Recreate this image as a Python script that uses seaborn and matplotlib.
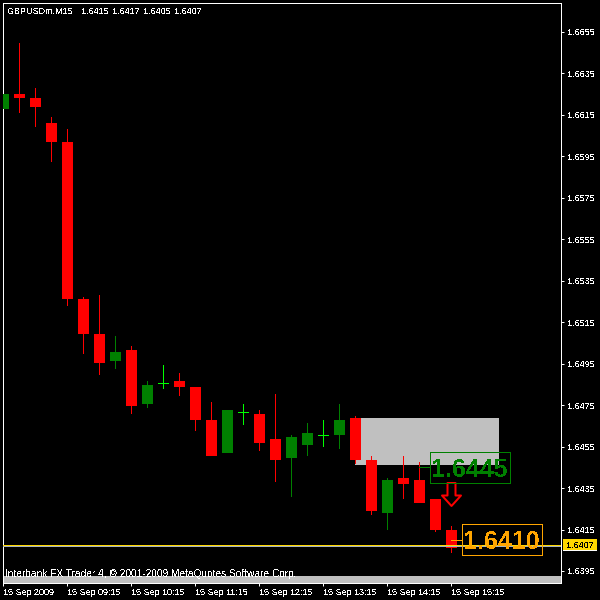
"""GBPUSD M15 candles, MT4 style"""

import matplotlib
matplotlib.use('Agg')
import matplotlib.pyplot as plt
from matplotlib.path import Path
import seaborn as sns
import pandas as pd
import numpy as np

# ---------------------------- data ------------------------------
opens = [1.66184, 1.66251, 1.66232, 1.66111, 1.66019, 1.65262, 1.65093, 1.64968, 1.65016, 1.64760,
         1.64857, 1.64867, 1.64838, 1.64678, 1.64524, 1.64717, 1.64707, 1.64587, 1.64500, 1.64563,
         1.64606, 1.64611, 1.64688, 1.64485, 1.64235, 1.64399, 1.64389, 1.64297, 1.64148]
highs = [1.66280, 1.66497, 1.66280, 1.66140, 1.66082, 1.65272, 1.65281, 1.65084, 1.65035, 1.64867,
         1.64944, 1.64905, 1.64838, 1.64765, 1.64727, 1.64756, 1.64727, 1.64804, 1.64606, 1.64664,
         1.64678, 1.64756, 1.64698, 1.64505, 1.64399, 1.64505, 1.64476, 1.64297, 1.64167]
lows = [1.66155, 1.66164, 1.66097, 1.65928, 1.65233, 1.65002, 1.64900, 1.64929, 1.64712, 1.64741,
        1.64833, 1.64799, 1.64630, 1.64510, 1.64524, 1.64659, 1.64534, 1.64384, 1.64312, 1.64510,
        1.64553, 1.64543, 1.64471, 1.64225, 1.64153, 1.64302, 1.64283, 1.64143, 1.64042]
closes = [1.66251, 1.66237, 1.66193, 1.66024, 1.65267, 1.65098, 1.64958, 1.65006, 1.64751, 1.64847,
          1.64857, 1.64842, 1.64683, 1.64510, 1.64727, 1.64717, 1.64572, 1.64490, 1.64596, 1.64616,
          1.64606, 1.64678, 1.64490, 1.64244, 1.64389, 1.64375, 1.64283, 1.64153, 1.64066]

price_ticks = [1.6395, 1.6415, 1.6435, 1.6455, 1.6475, 1.6495, 1.6515, 1.6535, 1.6555, 1.6575,
               1.6595, 1.6615, 1.6635, 1.6655]
time_ticks = [0, 4, 8, 12, 16, 20, 24, 28]
time_labels = ['15 Sep 2009', '15 Sep 09:15', '15 Sep 10:15', '15 Sep 11:15', '15 Sep 12:15',
               '15 Sep 13:15', '15 Sep 14:15', '15 Sep 15:15']

header_name = 'GBPUSDm,M15'
header_ohlc = ['1.6415', '1.6417', '1.6405', '1.6407']
footer = 'Interbank FX Trader 4, © 2001-2009 MetaQuotes Software Corp.'

zone_bars = [22, 31]
zone_low = 1.64461
zone_high = 1.64688
strip_top = 1.63926
bid_price = 1.64075
ask_price = 1.64071
green_label = (26, 1.6445)
orange_label = (28, 1.6410)
signal_bar = 28
signal_price = 1.64323

PX = 0.72   # one pixel in points at dpi 100
RED = '#ff0000'
GREEN = '#008000'
LIME = '#00ff00'
GREY = '#c0c0c0'
ORANGE = '#ffa500'
GOLD = '#ffd700'
palette = {'down': RED, 'up': GREEN, 'doji': LIME}
SMALL = 6.5

# ---------------------------- frames ----------------------------
df = pd.DataFrame({'bar': np.arange(len(opens)), 'open': opens, 'high': highs,
                   'low': lows, 'close': closes})
df['kind'] = np.where(df['close'] > df['open'], 'up',
                      np.where(df['close'] < df['open'], 'down', 'doji'))

wicks = df.melt(id_vars=['bar', 'kind'], value_vars=['high', 'low'], value_name='price')
bodies = df[df['kind'] != 'doji'].melt(id_vars=['bar', 'kind'], value_vars=['open', 'close'],
                                       value_name='price')
dojis = df[df['kind'] == 'doji']

# ---------------------------- figure ----------------------------
sns.set_theme(style='dark', rc={'axes.facecolor': 'black', 'figure.facecolor': 'black',
                                'axes.edgecolor': 'white', 'axes.linewidth': PX,
                                'xtick.color': 'white', 'ytick.color': 'white',
                                'text.color': 'white', 'text.antialiased': False})
plt.rcParams['font.family'] = ['Liberation Sans', 'DejaVu Sans']

fig = plt.figure(figsize=(6, 6), dpi=100)
ax = fig.add_axes([2.5 / 600, 1 - 582.5 / 600, 558 / 600, 580 / 600])

ax.axhspan(-1, strip_top, color=GREY, lw=0, zorder=1)
ax.fill_between(zone_bars, zone_low, zone_high, color=GREY, lw=0, zorder=1)

sns.lineplot(data=wicks, x='bar', y='price', hue='kind', units='bar', estimator=None, sort=False,
             palette=palette, legend=False, linewidth=PX, antialiased=False,
             solid_capstyle='butt', ax=ax, zorder=2)
sns.lineplot(data=bodies, x='bar', y='price', hue='kind', units='bar', estimator=None, sort=False,
             palette=palette, legend=False, linewidth=11 * PX, antialiased=False,
             solid_capstyle='butt', ax=ax, zorder=3)
ax.hlines(dojis['close'], dojis['bar'] - 0.34, dojis['bar'] + 0.34, color=LIME, lw=PX,
          antialiased=False, zorder=3)

ax.axhline(ask_price, color='#a8b4c0', lw=PX, antialiased=False, zorder=4)
ax.axhline(bid_price, color=GOLD, lw=PX, antialiased=False, zorder=4)

# down arrow signal
arrow = Path([(-4, 11.5), (4, 11.5), (4, -1), (9.5, -1), (0, -11.5), (-9.5, -1), (-4, -1), (-4, 11.5)],
             closed=True)
ax.plot([signal_bar], [signal_price], marker=arrow, markersize=23 * PX, markerfacecolor='none',
        markeredgecolor=RED, markeredgewidth=2 * PX, linestyle='none', zorder=5)

# price labels: connector, box and text
box_gap = 0.69      # in bars
box_w = 5.0         # in bars
box_h = 0.0015      # in price
for (bar, price), col in [(green_label, GREEN), (orange_label, ORANGE)]:
    ax.hlines(price, bar, bar + box_gap, color=col, lw=PX, antialiased=False, zorder=6)
    ax.add_patch(plt.Rectangle((bar + box_gap, price - box_h / 2), box_w, box_h, fc='none', ec=col,
                               lw=PX, antialiased=False, zorder=6))
    ax.text(bar + box_gap + box_w / 2, price, f'{price:.4f}', ha='center', va='center_baseline',
            fontsize=18, fontweight='bold', color=col, zorder=6)

ax.set_xlim(-0.03, 34.845)
ax.set_ylim(1.638945, 1.66692)
ax.set_xlabel('')
ax.set_ylabel('')
ax.grid(False)
ax.yaxis.tick_right()
ax.set_yticks(price_ticks, labels=[f'{p:.4f}' for p in price_ticks])
ax.set_xticks(time_ticks, labels=time_labels, ha='left')
ax.tick_params(axis='both', length=3 * PX, width=PX, labelsize=SMALL)
ax.tick_params(axis='x', bottom=True, pad=1.5)
ax.tick_params(axis='y', right=True, pad=2.5)

# current price tag
fig.add_artist(plt.Rectangle((563 / 600, 1 - 549.5 / 600), 34 / 600, 10.5 / 600, fc=GOLD, lw=0,
                             transform=fig.transFigure))
fig.add_artist(plt.Rectangle((563 / 600, 1 - 551 / 600), 34 / 600, 1.5 / 600, fc='white', lw=0,
                             transform=fig.transFigure))
fig.text(580 / 600, 1 - 544.5 / 600, header_ohlc[3], color='black', fontsize=SMALL, ha='center',
         va='center_baseline')

# header and footer text
fig.text(7 / 600, 1 - 14 / 600, header_name, fontsize=SMALL)
for i, s in enumerate(header_ohlc):
    fig.text((81 + 31 * i) / 600, 1 - 14 / 600, s, fontsize=SMALL)
fig.text(5 / 600, 1 - 577 / 600, footer, fontsize=7.3)

plt.savefig('out.png', dpi=100, facecolor='black')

++++

- **What the task requires**
Each line from the top of the material through the line containing "import numpy as np" should be reproduced exactly; please drop any images.

- **Result**
Recreate this image as a Python script that uses seaborn and matplotlib.
"""GBPUSD M15 candles, MT4 style"""

import matplotlib
matplotlib.use('Agg')
import matplotlib.pyplot as plt
from matplotlib.path import Path
import seaborn as sns
import pandas as pd
import numpy as np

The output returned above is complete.